6. Common Pitfalls to Avoid

  • The Sunk Cost Fallacy: "We've already spent so much on this project, we have to continue." No—only future costs matter.
  • Misusing Full Absorption Cost: Including allocated fixed overhead in unit costs for decision-making (e.g., rejecting a special order because price < "full cost").
  • Ignoring Opportunity Costs: Overlooking the value of alternative uses for resources.
  • Assuming All Fixed Costs are Avoidable: Many are not and will be incurred regardless of the decision.

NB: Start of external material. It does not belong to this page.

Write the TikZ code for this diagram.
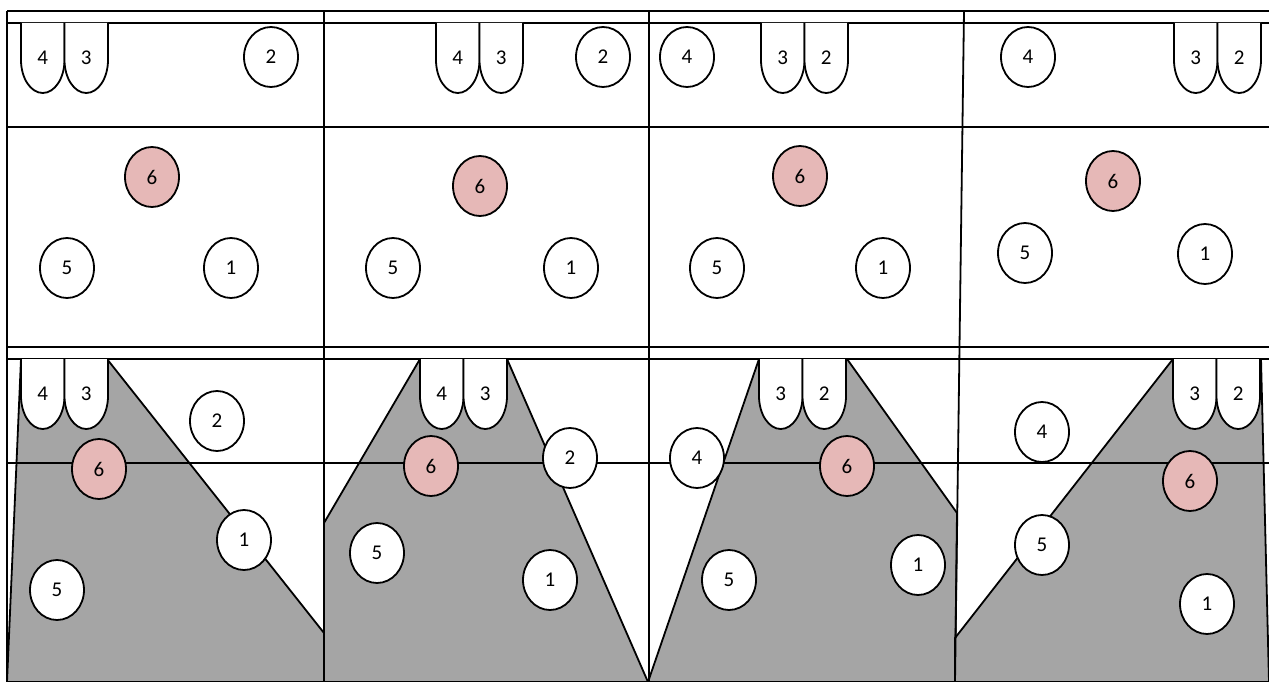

Conclusion: The Power of Relevant Analysis

Effective managerial decision-making hinges on the disciplined use of relevant cost analysis. By filtering out accounting noise and focusing solely on costs and revenues that differ between choices, managers can make economically rational decisions that enhance profitability. Whether evaluating a special order, an outsourcing opportunity, or a product line, the principles remain the same: follow the incremental cash flows and ignore the sunk costs. This approach turns cost accounting data into a powerful tool for steering the business toward better financial outcomes.